L'instructeur explique qu'il s'attendait à une trajectoire plus haute et plus large que celle conduite par le pilote remorqueur. Bien que cela ait constitué une situation d'inconfort requérant une attention particulière, il n'a toutefois pas estimé nécessaire de demander par radio l'interruption de l'exercice puisque l'élève maintenait une position correcte selon ses indications. Il précise que le câble était tendu à la fin de l'approche finale et qu'il a surtout été surpris par la technique appliquée par le pilote remorqueur au moment de l'arrondi car il s'attendait à une remise de gaz. Il avait déjà effectué des retours au sol avec ce pilote remorqueur au cours desquels la remise de gaz était entamée à l'arrondi. Son expérience totale était de 3 800 heures environ depuis 1979. Il n'avait jamais été confronté à une impossibilité de largage de câble.
3 - Enseignements et conclusion
L'accident est dû à l'utilisation d'une technique particulière de retour au sol sans coordination adéquate entre le pilote remorqueur et l'instructeur.
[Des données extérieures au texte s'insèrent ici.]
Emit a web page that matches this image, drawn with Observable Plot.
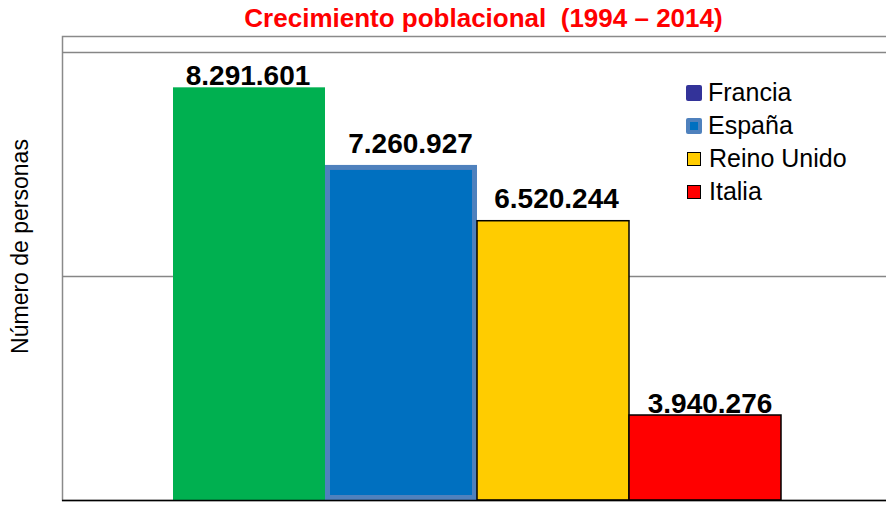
<!DOCTYPE html>
<html><head><meta charset="utf-8">
<script src="https://cdn.jsdelivr.net/npm/d3@7"></script>
<script src="https://cdn.jsdelivr.net/npm/@observablehq/plot@0.6"></script>
<style>
html,body{margin:0;padding:0;background:#fff;}
#wrap{position:relative;width:886px;height:505px;overflow:hidden;font-family:"Liberation Sans",Arial,sans-serif;}
#title{height:34px;line-height:34px;padding-top:1px;box-sizing:border-box;padding-left:81px;text-align:center;color:#ff0000;font-weight:bold;font-size:26px;white-space:pre;}
#legend{position:absolute;left:686px;top:76px;}
.row{display:flex;align-items:center;height:33px;font-size:25px;color:#000;white-space:pre;}
.sw{width:16px;height:16px;margin-right:6px;display:flex;align-items:center;justify-content:center;box-sizing:border-box;}
svg{display:block;}
</style>
</head>
<body>
<div id="wrap">
  <div id="title"></div>
  <div id="chart"></div>
  <div id="legend"></div>
</div>
<script>
const countries = ["Francia", "España", "Reino Unido", "Italia"];
const population = [8291601, 7260927, 6520244, 3940276];
const valueLabels = ["8.291.601", "7.260.927", "6.520.244", "3.940.276"];
const legendNames = ["Francia", "España", "Reino Unido", "Italia"];
const titleText = "Crecimiento poblacional  (1994 – 2014)";
const yLabel = "Número de personas";

const data = countries.map((c, i) => ({country: c, value: population[i], label: valueLabels[i]}));
const yMin = 2811600, yMax = 8760600;
const labelOffset = {"Francia": [-1.5, -3.3], "España": [9, -12], "Reino Unido": [3, -13], "Italia": [4.5, -2.7]};

document.getElementById("title").textContent = titleText;

const byCountry = c => data.filter(d => d.country === c);

const plot = Plot.plot({
  width: 886, height: 471,
  marginTop: 18, marginBottom: 5, marginLeft: 62, marginRight: 0,
  style: {fontFamily: "Liberation Sans, Arial, sans-serif", background: "transparent", overflow: "visible"},
  x: {type: "band", domain: countries, range: [173, 781], padding: 0, axis: null},
  y: {domain: [yMin, yMax], axis: null},
  marks: [
    Plot.frame({stroke: "#8a8a8a", strokeWidth: 1.5, insetTop: -16, insetRight: -4}),
    Plot.ruleY([(yMin + yMax) / 2, yMax], {stroke: "#868686", strokeWidth: 1.5}),
    Plot.barY(byCountry("Francia"), {x: "country", y1: yMin, y2: "value", fill: "#00B050"}),
    Plot.barY(byCountry("España"), {x: "country", y1: yMin, y2: "value", fill: "#0070C0", stroke: "#4F81BD", strokeWidth: 5, inset: 2.5}),
    Plot.barY(byCountry("Reino Unido"), {x: "country", y1: yMin, y2: "value", fill: "#FFCC00", stroke: "#000", strokeWidth: 1.5}),
    Plot.barY(byCountry("Italia"), {x: "country", y1: yMin, y2: "value", fill: "#FF0000", stroke: "#000", strokeWidth: 1.5}),
    Plot.ruleY([yMin], {stroke: "#000", strokeWidth: 1.5}),
    ...countries.map(c => Plot.text(byCountry(c), {
      x: "country", y: "value", text: "label",
      dx: labelOffset[c][0], dy: labelOffset[c][1],
      lineAnchor: "bottom", textAnchor: "middle",
      fontSize: 28, fontWeight: "bold", fill: "#000"
    })),
    Plot.text([yLabel], {frameAnchor: "left", rotate: -90, dx: -42, dy: -30, fontSize: 23, textAnchor: "middle", fill: "#000"})
  ]
});
document.getElementById("chart").appendChild(plot);

// Legend
const legendSwatch = {
  "Francia": s => { s.style.background = "#333399"; s.style.borderRadius = "2px"; },
  "España": s => { s.style.background = "#4F81BD"; s.style.borderRadius = "2px";
    const inner = document.createElement("div"); inner.style.width = "8px"; inner.style.height = "8px"; inner.style.background = "#0070C0"; s.appendChild(inner); },
  "Reino Unido": s => { s.style.width = "14px"; s.style.height = "14px"; s.style.marginRight = "8px"; s.style.marginLeft = "1px"; s.style.background = "#FFCC00"; s.style.border = "1.5px solid #000"; },
  "Italia": s => { s.style.width = "14px"; s.style.height = "14px"; s.style.marginRight = "8px"; s.style.marginLeft = "1px"; s.style.background = "#FF0000"; s.style.border = "1.5px solid #000"; }
};
const legend = document.getElementById("legend");
legendNames.forEach(name => {
  const row = document.createElement("div"); row.className = "row";
  const sw = document.createElement("div"); sw.className = "sw";
  legendSwatch[name](sw);
  const t = document.createElement("span"); t.textContent = name;
  row.appendChild(sw); row.appendChild(t);
  legend.appendChild(row);
});
</script>
</body></html>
(1)La diminution de la pente était plus facile à gérer pour le planeur que l'augmentation qui favorisait un rattrapage du remorqueur par le planeur et ainsi une détente du câble.
(2)550 mètres pour la piste en herbe (la LDA est 420 m en piste 12 et de 485 m en piste 30) et environ 400 mètres pour les bandes revêtues utilisées par les planeurs lorsque la piste en herbe est mouillée.